What is being asked:
All of the lines below are to be printed again exactly; images are excluded from the output.

Recorded information:

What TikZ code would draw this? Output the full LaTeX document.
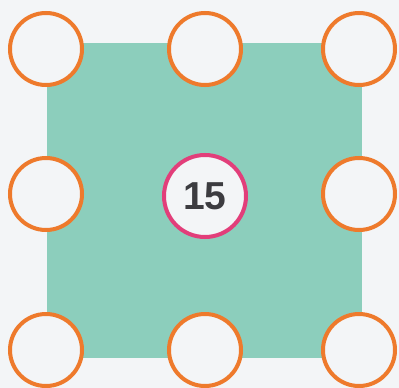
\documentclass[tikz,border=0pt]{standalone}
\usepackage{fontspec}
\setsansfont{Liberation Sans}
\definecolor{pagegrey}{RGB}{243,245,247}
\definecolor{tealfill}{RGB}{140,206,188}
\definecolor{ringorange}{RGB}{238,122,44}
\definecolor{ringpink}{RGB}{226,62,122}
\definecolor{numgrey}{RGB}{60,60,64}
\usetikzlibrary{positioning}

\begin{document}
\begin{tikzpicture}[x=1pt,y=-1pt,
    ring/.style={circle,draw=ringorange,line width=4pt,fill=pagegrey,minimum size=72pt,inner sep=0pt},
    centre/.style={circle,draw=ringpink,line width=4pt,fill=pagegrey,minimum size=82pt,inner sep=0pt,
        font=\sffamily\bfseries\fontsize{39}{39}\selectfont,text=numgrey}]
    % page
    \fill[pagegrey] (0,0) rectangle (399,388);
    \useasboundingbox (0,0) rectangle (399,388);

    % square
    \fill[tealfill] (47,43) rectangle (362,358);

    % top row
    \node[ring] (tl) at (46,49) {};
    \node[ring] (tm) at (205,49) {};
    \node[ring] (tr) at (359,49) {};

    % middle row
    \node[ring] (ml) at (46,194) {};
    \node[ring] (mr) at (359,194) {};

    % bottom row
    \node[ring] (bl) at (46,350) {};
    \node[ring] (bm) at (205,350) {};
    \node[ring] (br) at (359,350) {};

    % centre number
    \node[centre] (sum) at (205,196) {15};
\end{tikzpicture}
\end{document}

Result below:
What TikZ code would draw this? Output the full LaTeX document.
\documentclass[tikz,border=0pt]{standalone}
\usepackage{fontspec}
\setsansfont{Liberation Sans}
\definecolor{pagegrey}{RGB}{243,245,247}
\definecolor{tealfill}{RGB}{140,206,188}
\definecolor{ringorange}{RGB}{238,122,44}
\definecolor{ringpink}{RGB}{226,62,122}
\definecolor{numgrey}{RGB}{60,60,64}
\usetikzlibrary{positioning}

\begin{document}
\begin{tikzpicture}[x=1pt,y=-1pt,
    ring/.style={circle,draw=ringorange,line width=4pt,fill=pagegrey,minimum size=72pt,inner sep=0pt},
    centre/.style={circle,draw=ringpink,line width=4pt,fill=pagegrey,minimum size=82pt,inner sep=0pt,
        font=\sffamily\bfseries\fontsize{39}{39}\selectfont,text=numgrey}]
    % page
    \fill[pagegrey] (0,0) rectangle (399,388);
    \useasboundingbox (0,0) rectangle (399,388);

    % square
    \fill[tealfill] (47,43) rectangle (362,358);

    % top row
    \node[ring] (tl) at (46,49) {};
    \node[ring] (tm) at (205,49) {};
    \node[ring] (tr) at (359,49) {};

    % middle row
    \node[ring] (ml) at (46,194) {};
    \node[ring] (mr) at (359,194) {};

    % bottom row
    \node[ring] (bl) at (46,350) {};
    \node[ring] (bm) at (205,350) {};
    \node[ring] (br) at (359,350) {};

    % centre number
    \node[centre] (sum) at (205,196) {15};
\end{tikzpicture}
\end{document}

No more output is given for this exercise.